As NHS England publishes A&E Department performance data for January 2023, policy institute Curia asks what can be done to improve performance. Using data published by population health data platform, Vuit, Curia will work with the commissioners of the NHS Innovation and Life Sciences Commission to outline recommendations for improvements to services.
This data, which has been published today and circulated to all Members of Parliament by Chamber will help to highlight where examples of best practice can be found and where improvements need to be found within the system.
Waiting lists this winter
This winter, A&E waiting times have deteriorated so much that at some hospitals in England, more than 50% of patients were waiting more than four hours to be seen.

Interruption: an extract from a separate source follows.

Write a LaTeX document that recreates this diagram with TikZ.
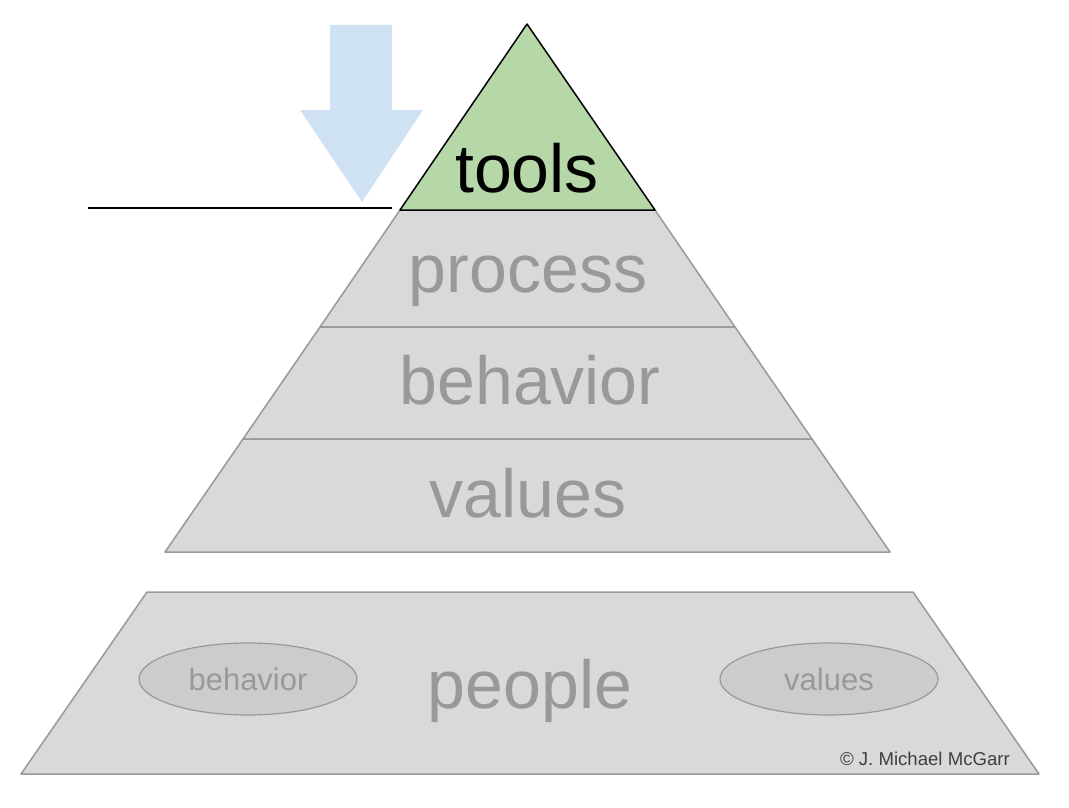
\documentclass[tikz,border=0pt]{standalone}
\usepackage{fontspec}
\setmainfont{Liberation Sans}
\usetikzlibrary{shapes.geometric}
\definecolor{toolgreen}{HTML}{B6D7A8}
\definecolor{layergray}{HTML}{D9D9D9}
\definecolor{edgegray}{HTML}{999999}
\definecolor{ovalgray}{HTML}{CCCCCC}
\definecolor{arrowblue}{HTML}{CFE2F3}
\definecolor{notegray}{HTML}{404040}

\begin{document}
\begin{tikzpicture}[x=1pt,y=-1pt,
  layer/.style={draw=edgegray,line width=1.5pt,fill=layergray,line join=round},
  toplayer/.style={draw=black,line width=1.5pt,fill=toolgreen,line join=round},
  bigtext/.style={font=\fontsize{68}{70}\selectfont,text=edgegray,anchor=base,inner sep=0pt},
  oval/.style={ellipse,draw=edgegray,line width=1.2pt,fill=ovalgray,minimum width=218pt,minimum height=72pt,inner sep=0pt,font=\fontsize{31}{33}\selectfont,text=edgegray}
]
\useasboundingbox (0,0) rectangle (1069,808);
% pyramid layers
\draw[layer] (400,210) -- (655,210) -- (735,327) -- (320,327) -- cycle;
\draw[layer] (320,327) -- (735,327) -- (812,439) -- (243,439) -- cycle;
\draw[layer] (243,439) -- (812,439) -- (890,552) -- (165,552) -- cycle;
\draw[toplayer] (527,24) -- (655,210) -- (400,210) -- cycle;
% base
\draw[layer] (147,592) -- (913,592) -- (1039,774) -- (21,774) -- cycle;
% arrow and line
\fill[arrowblue] (330,25) -- (392,25) -- (392,110) -- (423,110) -- (362,202)
  -- (300,110) -- (330,110) -- cycle;
\coordinate (lineL) at (88,208);
\coordinate (lineR) at (392,208);
\draw[line width=1.5pt] (lineL) -- (lineR);
% labels
\node[bigtext,text=black] (tools) at (527,192) {tools};
\node[bigtext] (process) at (528,292) {process};
\node[bigtext] (behavior) at (530,404) {behavior};
\node[bigtext] (values) at (528,517) {values};
\node[bigtext] (people) at (530,708) {people};
\node[oval] (obehavior) at (248,679) {behavior};
\node[oval] (ovalues) at (829,679) {values};
\node[anchor=base east,inner sep=0pt,font=\fontsize{18.6}{20}\selectfont,text=notegray] (credit) at (1010,765) {© J. Michael McGarr};
\end{tikzpicture}
\end{document}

While NHS England are providing support for trust performance improvement, the data published today exposes the significant challenges affecting NHS trusts during the worst winter crisis in 20 years.
With significant delays across the emergency care system, both ambulance systems and A&Es have been under pressure with high levels of flu and covid patients.
Some commentators have not highlighted the impact of ongoing industrial disputes to patient care on the data, but this release should provide a wake-up call to political leaders to end the strikes.
A&E 4-hour wait data
NHS England data assessed by Vuit, Curia’s population health data partners, ranks all NHS trusts on all A&E patients treated within four hours.
Ranking each trust on their performance highlights that the top 5 trusts include Northumbria, Sheffield, Birmingham, Maidstone and Tunbridge Wells and Alder Hey.
The worst performers include Wye Valley, East Cheshire, Airedale, Queen Elizbeth Kings Lynn, Princess Alexandra Harlow and Mid Cheshire.
Find out the performance of your local A&E (Source: Vuit)
Data published by the BBC may not include the attributable type 3 data (including departments that treat minor injuries and illnesses) and includes December, whereas Vuit data provides monthly analysis.
Waiting lists fall
In January, the data reported was better than predicted as waiting lists fell for the first time since the start of the pandemic.
According to figures published by NHS England, elective care was delivered for 70,000 more patients in November compared to the same month before the pandemic. Waiting lists dropped by almost 30,000 compared to last month (27,012 patients).
Commenting on the figures earlier this year, NHS National Medical Director, Professor Sir Stephen Powis, said “The NHS will keep its foot on the accelerator to continue to make progress on the Covid backlog and hospitals have today been asked to ensure anyone waiting longer than 18 months has their treatment booked in before March.”
The Northumbria example
Northumbria is consistently profiled as an example of best practice. Their success is often attributed to their integrated status, in that it provides both acute and community care. The figures published today confirm their status as a high achiever.
Northumbria’s Chief Medical Officer, Professor Makani Purva told the BBC that the trust was working hard with its community and local authority partners to co-ordinate care.
But she emphasised that this winter there had been the equivalent of eight hospital wards full of patients who were unable to be discharged until community support was in place.
“Our emergency department has been under intense pressure. We apologise to patients waiting too long to be seen and those facing delays in admission,” she said.
Given Northumbria’s example, the Government’s plan to integrate services is being heralded as a possible solution to overcome problems next winter. The big question is how the Government will prepare a system ready solution six months ahead of a General Election.
Whilst this sounds simple, it is almost impossible for hospital trusts to begin running community services as in most places, they are independent bodies with separate governance. This would require substantial powers offered to acute trusts when the Government’s strategy is designed to devolve powers to Integrated Care Systems. Unless there is significant direction provided by NHS England, it is unlikely that much progress will be made.
New money and a new plan
The Government made extra funds available earlier this year, allocated to support hospitals to speed up discharge of patients into the community and purchase extra beds. The NHS also agreed to buy extra capacity from independent providers to help increase capacity as well as publish a two-year strategy to improve A&E performance.
An NHS England spokeswoman said: “Hospitals have experienced significant demand for emergency care this winter.”
But reinforced the points made by the Chief Medical Officer, outlining that performance had begun to improve, which NHS leaders would now build upon.
National Director of Healthwatch England, Louise Ansari agreed there had progress since Christmas, but warned there was “still a long way to go”.
She said the Government and NHS England needed to go further and be more ambitious to help hospitals get back to seeing 95% of patients within four hours.
Today’s data shows there has certainly been progress on improving A&E performance in the last few weeks.
However, the worst performing trusts look to be the same trusts that were poorly performing before the pandemic and not much has changed. Long queues of ambulances outside these hospitals are routine. CQC ratings have often demonstrated the need for improvement.
How many reports do we need to read to come to the same conclusion, A&E performance needs to improve. The question must now be about how this can be achieved.
Curia’s NHS Innovation and Life Sciences Commission will hold an inquiry session on improving performance within the acute setting ahead of the next winter crisis. It will identify ways in which technology can improve performance and ultimately patient outcomes.